When he introduced articles of impeachment against President George W. Bush last night on the floor of House of Representatives, Dennis Kucinich may have been many things -- brave, idealistic, and thorough -- but he was also wicked boring.
I'm talking to you, D-Man. Yes, you pointed out all the ways that the Bush administration has trampled on the constitution but where's the sizzle, Dennis? Where's the catch phrase? (Suggestion: "Impeach THIS!") Where were the Abu Ghraib Dancers? Couldn't you at least get your wife on camera in the background pretending to listen to you while sitting next to a shirtless Matthew McConaughey? (And really -- is there any other kind of Matthew McConaughey?)
Nope. We get five hours of Dennis Kucinich on C-SPAN turning pages and drinking water late at night. It was the dullest representation of America's slow slide in fascism since that Upton Sinclair Lewis book that the hip teacher who listened to the Beatles and smelled like stale weed tried to make us read in high school.
Contrast that to another speech the same day that acted like Nerd Viagra -- Steve Job's announcement of the new 3G iPhone. Across the Geekasphere, sites like Twitter and TechCrunch and Engadget blew their fuses as each new feature was announced. That's what you needed, Dennis. Here's my advice.

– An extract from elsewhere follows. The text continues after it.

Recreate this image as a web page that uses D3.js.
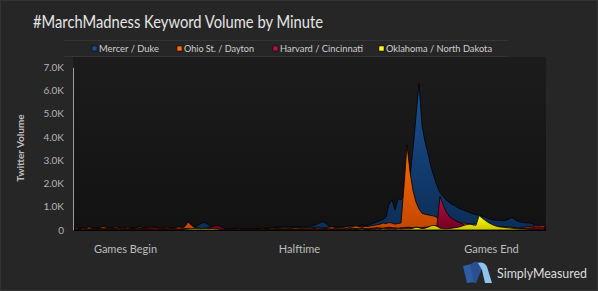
<!DOCTYPE html>
<html>
<head>
<meta charset="utf-8">
<script src="https://cdn.jsdelivr.net/npm/d3@7"></script>
<style>
  body { margin: 0; background: #262626; }
  svg { display: block; }
  text { font-family: Lato, "Open Sans", sans-serif; }
</style>
</head>
<body>
<script>
// values in thousands of tweets per minute, one per minute
let mercer = [
  0.04,0.05,0.03,0.06,0.05,0.04,0.05,0.03,0.04,0.06,
  0.05,0.07,0.06,0.05,0.08,0.06,0.05,0.04,0.06,0.05,
  0.04,0.06,0.05,0.07,0.05,0.04,0.05,0.06,0.04,0.05,
  0.06,0.05,0.07,0.05,0.04,0.06,0.05,0.04,0.08,0.10,
  0.12,0.18,0.26,0.32,0.30,0.20,0.12,0.08,0.06,0.05,
  0.05,0.04,0.05,0.06,0.05,0.04,0.06,0.05,0.04,0.05,
  0.06,0.05,0.04,0.06,0.05,0.07,0.08,0.10,0.12,0.14,
  0.15,0.14,0.16,0.15,0.13,0.14,0.12,0.13,0.15,0.18,
  0.20,0.25,0.32,0.36,0.28,0.17,0.13,0.12,0.14,0.13,
  0.12,0.15,0.20,0.16,0.13,0.18,0.22,0.18,0.20,0.25,
  0.30,0.35,0.40,0.45,0.55,1.10,1.30,0.85,1.35,1.30,
  1.50,1.80,2.30,3.50,4.90,6.30,4.50,3.80,3.30,2.70,
  2.30,1.90,1.60,1.45,1.30,1.20,1.10,1.05,0.95,0.90,
  0.85,0.80,0.75,0.70,0.66,0.64,0.60,0.55,0.50,0.45,
  0.43,0.42,0.42,0.40,0.42,0.48,0.55,0.45,0.38,0.34,
  0.32,0.31,0.30,0.28,0.03,0.02,0.02,0.01
];
let ohio = [
  0.10,0.12,0.08,0.11,0.09,0.13,0.10,0.07,0.09,0.12,
  0.14,0.10,0.08,0.11,0.13,0.09,0.07,0.10,0.12,0.09,
  0.08,0.11,0.13,0.10,0.08,0.12,0.14,0.11,0.09,0.07,
  0.10,0.12,0.09,0.08,0.11,0.13,0.10,0.15,0.35,0.22,
  0.12,0.09,0.07,0.06,0.05,0.06,0.05,0.04,0.05,0.06,
  0.05,0.06,0.07,0.05,0.04,0.06,0.05,0.06,0.04,0.05,
  0.06,0.05,0.07,0.08,0.06,0.07,0.09,0.08,0.10,0.09,
  0.08,0.10,0.09,0.11,0.10,0.09,0.12,0.10,0.08,0.11,
  0.10,0.12,0.09,0.08,0.10,0.12,0.14,0.11,0.10,0.09,
  0.12,0.14,0.11,0.15,0.18,0.14,0.12,0.16,0.15,0.18,
  0.20,0.22,0.25,0.30,0.28,0.32,0.30,0.25,0.28,0.30,
  1.90,3.65,2.50,1.70,1.20,0.90,0.72,0.68,0.65,0.62,
  0.60,0.55,0.25,0.22,0.24,0.22,0.25,0.28,0.30,0.28,
  0.30,0.28,0.26,0.25,0.27,0.25,0.22,0.20,0.18,0.16,
  0.15,0.14,0.15,0.13,0.12,0.14,0.12,0.10,0.09,0.10,
  0.12,0.14,0.15,0.16,0.18,0.20,0.19,0.17
];
let harvard = [
  0.06,0.05,0.07,0.05,0.06,0.04,0.06,0.05,0.07,0.06,
  0.05,0.06,0.05,0.07,0.06,0.05,0.04,0.06,0.05,0.07,
  0.06,0.05,0.07,0.06,0.08,0.09,0.10,0.12,0.10,0.08,
  0.07,0.06,0.05,0.06,0.05,0.04,0.05,0.06,0.05,0.04,
  0.05,0.04,0.05,0.06,0.08,0.10,0.14,0.18,0.20,0.15,
  0.08,0.06,0.05,0.06,0.05,0.04,0.05,0.06,0.05,0.04,
  0.05,0.06,0.05,0.04,0.06,0.05,0.04,0.05,0.06,0.05,
  0.04,0.05,0.06,0.05,0.04,0.05,0.06,0.05,0.04,0.05,
  0.06,0.05,0.04,0.05,0.06,0.05,0.04,0.06,0.05,0.04,
  0.05,0.06,0.05,0.07,0.06,0.05,0.08,0.06,0.05,0.07,
  0.08,0.10,0.09,0.08,0.10,0.12,0.10,0.09,0.08,0.10,
  0.10,0.12,0.11,0.10,0.12,0.11,0.10,0.12,0.13,0.14,
  0.15,0.20,1.45,1.10,0.80,0.60,0.50,0.42,0.35,0.30,
  0.22,0.15,0.12,0.10,0.09,0.10,0.08,0.09,0.07,0.08,
  0.07,0.06,0.07,0.06,0.05,0.06,0.07,0.06,0.05,0.06,
  0.07,0.08,0.09,0.10,0.12,0.14,0.12,0.10
];
let oklahoma = [
  0.02,0.01,0.02,0.03,0.02,0.01,0.02,0.01,0.02,0.03,
  0.02,0.01,0.02,0.01,0.02,0.03,0.02,0.01,0.02,0.01,
  0.02,0.03,0.02,0.01,0.02,0.01,0.02,0.03,0.02,0.01,
  0.02,0.01,0.02,0.03,0.02,0.01,0.02,0.03,0.04,0.05,
  0.06,0.06,0.05,0.06,0.06,0.05,0.06,0.05,0.04,0.02,
  0.02,0.01,0.02,0.01,0.02,0.03,0.02,0.01,0.02,0.01,
  0.02,0.01,0.02,0.01,0.02,0.01,0.02,0.01,0.02,0.01,
  0.02,0.01,0.02,0.01,0.02,0.01,0.02,0.01,0.02,0.01,
  0.02,0.03,0.02,0.01,0.02,0.01,0.02,0.03,0.02,0.01,
  0.02,0.03,0.02,0.03,0.02,0.03,0.04,0.03,0.02,0.03,
  0.03,0.04,0.03,0.05,0.04,0.03,0.04,0.03,0.05,0.04,
  0.05,0.06,0.05,0.08,0.12,0.10,0.06,0.08,0.12,0.18,
  0.20,0.16,0.08,0.06,0.05,0.06,0.08,0.10,0.12,0.15,
  0.20,0.23,0.25,0.22,0.20,0.62,0.52,0.42,0.33,0.26,
  0.20,0.16,0.13,0.12,0.10,0.09,0.08,0.06,0.05,0.04,
  0.04,0.03,0.03,0.02,0.02,0.02,0.01,0.01
];

let seriesNames = ["Mercer / Duke", "Ohio St. / Dayton", "Harvard / Cincinnati", "Oklahoma / North Dakota"];
let seriesValues = [mercer, ohio, harvard, oklahoma];
let yTicks = [0, 1, 2, 3, 4, 5, 6, 7];
let xTickMinutes = [17, 75, 139];
let xTickLabels = ["Games Begin", "Halftime", "Games End"];

let colorsTop = ["#1b5192", "#ff6c00", "#b8113e", "#ffff10"];
let colorsBottom = ["#0c2c55", "#c24600", "#6e0020", "#c9c400"];

const W = 598, H = 291;
const plot = { left: 73, right: 546, top: 57, bottom: 231 };

let svg = d3.select("body").append("svg")
    .attr("width", W)
    .attr("height", H);

let defs = svg.append("defs");

let bg = defs.append("linearGradient")
    .attr("id", "plotbg")
    .attr("x1", 0).attr("y1", 0).attr("x2", 0).attr("y2", 1);
bg.append("stop").attr("offset", "0%").attr("stop-color", "#1c1c1c");
bg.append("stop").attr("offset", "100%").attr("stop-color", "#121212");

seriesNames.forEach((name, k) => {
    let g = defs.append("linearGradient")
        .attr("id", "grad" + k)
        .attr("x1", 0).attr("y1", 0).attr("x2", 0).attr("y2", 1);
    g.append("stop").attr("offset", "0%").attr("stop-color", colorsTop[k]);
    g.append("stop").attr("offset", "100%").attr("stop-color", colorsBottom[k]);
});

// frame
svg.append("rect")
    .attr("x", 0.5).attr("y", 0.5)
    .attr("width", W - 1).attr("height", H - 1)
    .attr("fill", "#262626")
    .attr("stroke", "#333");

// title
svg.append("text")
    .attr("x", 33)
    .attr("y", 28)
    .attr("fill", "#e4e4e4")
    .attr("font-size", 18)
    .attr("textLength", 290)
    .attr("lengthAdjust", "spacingAndGlyphs")
    .text("#MarchMadness Keyword Volume by Minute");

// legend band
svg.append("line")
    .attr("x1", 64).attr("x2", 508).attr("y1", 40.5).attr("y2", 40.5)
    .attr("stroke", "#353535");
svg.append("line")
    .attr("x1", 64).attr("x2", 508).attr("y1", 56.5).attr("y2", 56.5)
    .attr("stroke", "#353535");

let legendX = [92, 177, 273, 379];
let legendW = [60, 70, 83, 106];
seriesNames.forEach((name, k) => {
    svg.append("rect")
        .attr("x", legendX[k]).attr("y", 46)
        .attr("width", 5).attr("height", 5)
        .attr("fill", colorsTop[k])
        .attr("stroke", "#000")
        .attr("stroke-width", 0.5);
    svg.append("text")
        .attr("x", legendX[k] + 7)
        .attr("y", 52)
        .attr("fill", "#cfcfcf")
        .attr("font-size", 10)
        .attr("textLength", legendW[k])
        .attr("lengthAdjust", "spacingAndGlyphs")
        .text(name);
});

// plot background
svg.append("rect")
    .attr("x", plot.left).attr("y", plot.top)
    .attr("width", plot.right - plot.left)
    .attr("height", plot.bottom - plot.top)
    .attr("fill", "url(#plotbg)");

let x = d3.scaleLinear()
    .domain([0, mercer.length - 1])
    .range([plot.left + 1, plot.right - 1]);

let y = d3.scaleLinear()
    .domain([0, 7])
    .range([230, 67.3]);

let area = d3.area()
    .x((d, i) => x(i))
    .y0(y(0))
    .y1(d => y(d))
    .curve(d3.curveLinear);

seriesValues.forEach((vals, k) => {
    svg.append("path")
        .datum(vals)
        .attr("d", area)
        .attr("fill", "url(#grad" + k + ")")
        .attr("stroke", "#000")
        .attr("stroke-width", 0.8)
        .attr("stroke-linejoin", "round");
});

// y axis
let yAxis = d3.axisLeft(y)
    .tickValues(yTicks)
    .tickSize(0)
    .tickPadding(9)
    .tickFormat(d => d === 0 ? "0" : d.toFixed(1) + "K");

let yg = svg.append("g")
    .attr("transform", `translate(${plot.left},0)`)
    .call(yAxis);
yg.select(".domain").attr("stroke", "#9a9a9a");
yg.selectAll("text")
    .attr("fill", "#b4b4b4")
    .attr("font-size", 10)
    .attr("font-family", "Lato, sans-serif");

// x labels
let xAxis = d3.axisBottom(x)
    .tickValues(xTickMinutes)
    .tickSize(0)
    .tickPadding(14)
    .tickFormat((d, i) => xTickLabels[i]);

let xg = svg.append("g")
    .attr("transform", `translate(0,${plot.bottom})`)
    .call(xAxis);
xg.select(".domain").remove();
xg.selectAll("text")
    .attr("fill", "#bdbdbd")
    .attr("font-size", 11)
    .attr("font-family", "Lato, sans-serif");

// y title
svg.append("text")
    .attr("transform", "translate(24,148) rotate(-90)")
    .attr("text-anchor", "middle")
    .attr("fill", "#bdbdbd")
    .attr("font-size", 10)
    .attr("font-weight", "bold")
    .text("Twitter Volume");

// logo
let logo = svg.append("g").attr("transform", "translate(463,262)");
logo.append("path")
    .attr("d", "M0,4 L8,2 L12,20 L4,21 Z")
    .attr("fill", "#2e5da6");
logo.append("path")
    .attr("d", "M7,3 C12,-2 18,-1 20,4 L13,21 L11,21 Z")
    .attr("fill", "#2a4f90");
logo.append("path")
    .attr("d", "M15,1 C20,-1 24,2 25,8 L29,21 L22,21 L19,8 Z")
    .attr("fill", "#8ec4ec");
svg.append("text")
    .attr("x", 497)
    .attr("y", 278)
    .attr("fill", "#dedede")
    .attr("font-size", 13.5)
    .attr("textLength", 90)
    .attr("lengthAdjust", "spacingAndGlyphs")
    .text("SimplyMeasured");
</script>
</body>
</html>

Have Steve Jobs introduce iPeachment 08.
You and Jobs have stuff in common. Like you, Jobs is on some suspicious vegan diet and on stage yesterday he looked thinner than the new iPhone. Unlike you, Jobs knows how to work a crowd. Visuals. Pacing. It's marketing, Dennis.

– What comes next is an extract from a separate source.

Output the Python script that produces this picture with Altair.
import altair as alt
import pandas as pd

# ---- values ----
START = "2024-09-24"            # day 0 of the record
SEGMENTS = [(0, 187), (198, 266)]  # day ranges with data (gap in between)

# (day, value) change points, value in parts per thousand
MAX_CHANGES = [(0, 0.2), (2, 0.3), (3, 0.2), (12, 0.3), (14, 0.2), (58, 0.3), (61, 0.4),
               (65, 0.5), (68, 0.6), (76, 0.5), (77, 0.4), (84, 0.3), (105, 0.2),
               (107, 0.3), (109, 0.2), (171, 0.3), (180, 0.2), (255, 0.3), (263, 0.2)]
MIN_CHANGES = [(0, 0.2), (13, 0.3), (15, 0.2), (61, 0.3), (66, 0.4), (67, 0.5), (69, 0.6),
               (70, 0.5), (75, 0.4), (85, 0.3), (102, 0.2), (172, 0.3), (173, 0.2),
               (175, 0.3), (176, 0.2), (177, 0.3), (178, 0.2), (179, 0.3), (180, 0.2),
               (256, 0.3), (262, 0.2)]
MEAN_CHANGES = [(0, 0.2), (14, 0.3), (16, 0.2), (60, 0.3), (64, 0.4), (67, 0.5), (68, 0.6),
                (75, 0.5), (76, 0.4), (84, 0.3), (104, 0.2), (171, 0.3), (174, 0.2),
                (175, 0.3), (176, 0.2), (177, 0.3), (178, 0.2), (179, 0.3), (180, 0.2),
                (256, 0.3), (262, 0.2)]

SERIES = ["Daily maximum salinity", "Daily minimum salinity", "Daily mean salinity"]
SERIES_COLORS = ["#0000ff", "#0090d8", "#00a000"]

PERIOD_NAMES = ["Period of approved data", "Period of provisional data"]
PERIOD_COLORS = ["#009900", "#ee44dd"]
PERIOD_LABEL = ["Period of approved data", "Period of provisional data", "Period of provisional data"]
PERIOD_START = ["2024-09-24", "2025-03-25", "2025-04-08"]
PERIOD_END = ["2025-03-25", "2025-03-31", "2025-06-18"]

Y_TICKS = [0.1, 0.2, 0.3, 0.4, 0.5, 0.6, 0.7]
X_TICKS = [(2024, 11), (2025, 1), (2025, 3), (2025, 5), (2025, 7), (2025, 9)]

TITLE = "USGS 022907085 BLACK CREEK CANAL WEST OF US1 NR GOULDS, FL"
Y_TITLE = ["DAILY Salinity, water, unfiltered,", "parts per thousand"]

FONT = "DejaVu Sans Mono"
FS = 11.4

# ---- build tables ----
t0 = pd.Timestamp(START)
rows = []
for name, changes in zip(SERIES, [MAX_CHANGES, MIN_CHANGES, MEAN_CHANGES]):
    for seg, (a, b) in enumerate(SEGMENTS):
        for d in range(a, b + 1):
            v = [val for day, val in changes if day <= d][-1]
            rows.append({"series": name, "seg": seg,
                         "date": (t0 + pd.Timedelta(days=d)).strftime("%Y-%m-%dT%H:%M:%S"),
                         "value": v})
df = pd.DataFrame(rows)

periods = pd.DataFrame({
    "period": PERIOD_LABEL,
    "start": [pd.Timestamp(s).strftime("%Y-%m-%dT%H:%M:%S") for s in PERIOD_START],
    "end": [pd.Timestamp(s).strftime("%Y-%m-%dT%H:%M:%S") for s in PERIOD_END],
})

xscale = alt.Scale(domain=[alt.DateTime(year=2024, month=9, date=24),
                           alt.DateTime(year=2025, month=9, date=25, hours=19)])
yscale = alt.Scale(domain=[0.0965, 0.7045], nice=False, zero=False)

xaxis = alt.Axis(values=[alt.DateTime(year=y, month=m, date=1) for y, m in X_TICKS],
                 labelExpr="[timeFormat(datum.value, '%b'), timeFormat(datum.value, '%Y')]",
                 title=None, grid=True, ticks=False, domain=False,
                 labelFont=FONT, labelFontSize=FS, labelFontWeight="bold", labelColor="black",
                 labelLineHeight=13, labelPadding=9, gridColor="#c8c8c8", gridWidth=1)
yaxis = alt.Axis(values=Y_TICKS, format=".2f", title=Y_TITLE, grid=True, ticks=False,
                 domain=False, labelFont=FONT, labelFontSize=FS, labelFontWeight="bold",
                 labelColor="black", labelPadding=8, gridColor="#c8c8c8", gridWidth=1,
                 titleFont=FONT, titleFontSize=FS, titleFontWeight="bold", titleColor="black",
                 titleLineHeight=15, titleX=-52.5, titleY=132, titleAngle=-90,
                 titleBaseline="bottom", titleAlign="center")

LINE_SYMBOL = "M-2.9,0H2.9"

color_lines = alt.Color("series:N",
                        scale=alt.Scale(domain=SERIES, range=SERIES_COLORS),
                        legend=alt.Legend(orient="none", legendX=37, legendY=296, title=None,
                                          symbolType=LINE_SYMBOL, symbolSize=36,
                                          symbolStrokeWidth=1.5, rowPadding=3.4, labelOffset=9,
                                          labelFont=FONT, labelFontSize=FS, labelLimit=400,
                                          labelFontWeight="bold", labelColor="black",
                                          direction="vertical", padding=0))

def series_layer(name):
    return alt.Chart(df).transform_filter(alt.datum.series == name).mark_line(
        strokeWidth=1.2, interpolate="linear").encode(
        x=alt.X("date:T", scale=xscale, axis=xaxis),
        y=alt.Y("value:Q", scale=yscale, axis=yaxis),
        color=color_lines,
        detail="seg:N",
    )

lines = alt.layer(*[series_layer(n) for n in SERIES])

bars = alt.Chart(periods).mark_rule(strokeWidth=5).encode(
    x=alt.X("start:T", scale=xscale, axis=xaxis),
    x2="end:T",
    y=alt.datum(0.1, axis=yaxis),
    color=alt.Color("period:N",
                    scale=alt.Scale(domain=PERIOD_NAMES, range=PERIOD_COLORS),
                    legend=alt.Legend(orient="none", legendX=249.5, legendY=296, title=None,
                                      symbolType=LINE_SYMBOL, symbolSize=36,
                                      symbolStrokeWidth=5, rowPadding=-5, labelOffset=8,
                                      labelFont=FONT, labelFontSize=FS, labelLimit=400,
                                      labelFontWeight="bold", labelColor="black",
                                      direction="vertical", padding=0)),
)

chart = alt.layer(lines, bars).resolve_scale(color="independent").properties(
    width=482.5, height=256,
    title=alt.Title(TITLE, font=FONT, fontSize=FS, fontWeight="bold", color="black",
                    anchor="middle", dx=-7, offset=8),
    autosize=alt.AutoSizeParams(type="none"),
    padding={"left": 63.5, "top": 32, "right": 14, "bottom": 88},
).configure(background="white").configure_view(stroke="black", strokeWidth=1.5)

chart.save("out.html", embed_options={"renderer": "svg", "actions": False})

You had thirty-five articles of impeachment. Way too many. Reduce it to ten impeachable offenses and make one of them compatibility with iTunes. Give each article a colorful icon.
Reduce the cost of iPeachement 08. Previously, Bush would have been kicked out of office for his numerous offenses against the nation. Now, we'll make him go back on Deal Or No Deal. No, wait -- that's an NBC show so it's not on iTunes. We need a Disney show. Maybe put him on Wife Swap and make him shack up with Michelle Obama for a week. There will be fist bumping a'plenty after a bleary eyed W calls Michelle "Condi" over the breakfast table!
And be sure to have Jobs point out that just like the unconstitutional wiretapping of Americans, iPeachment 08 is also brought to you in partnership with AT&T.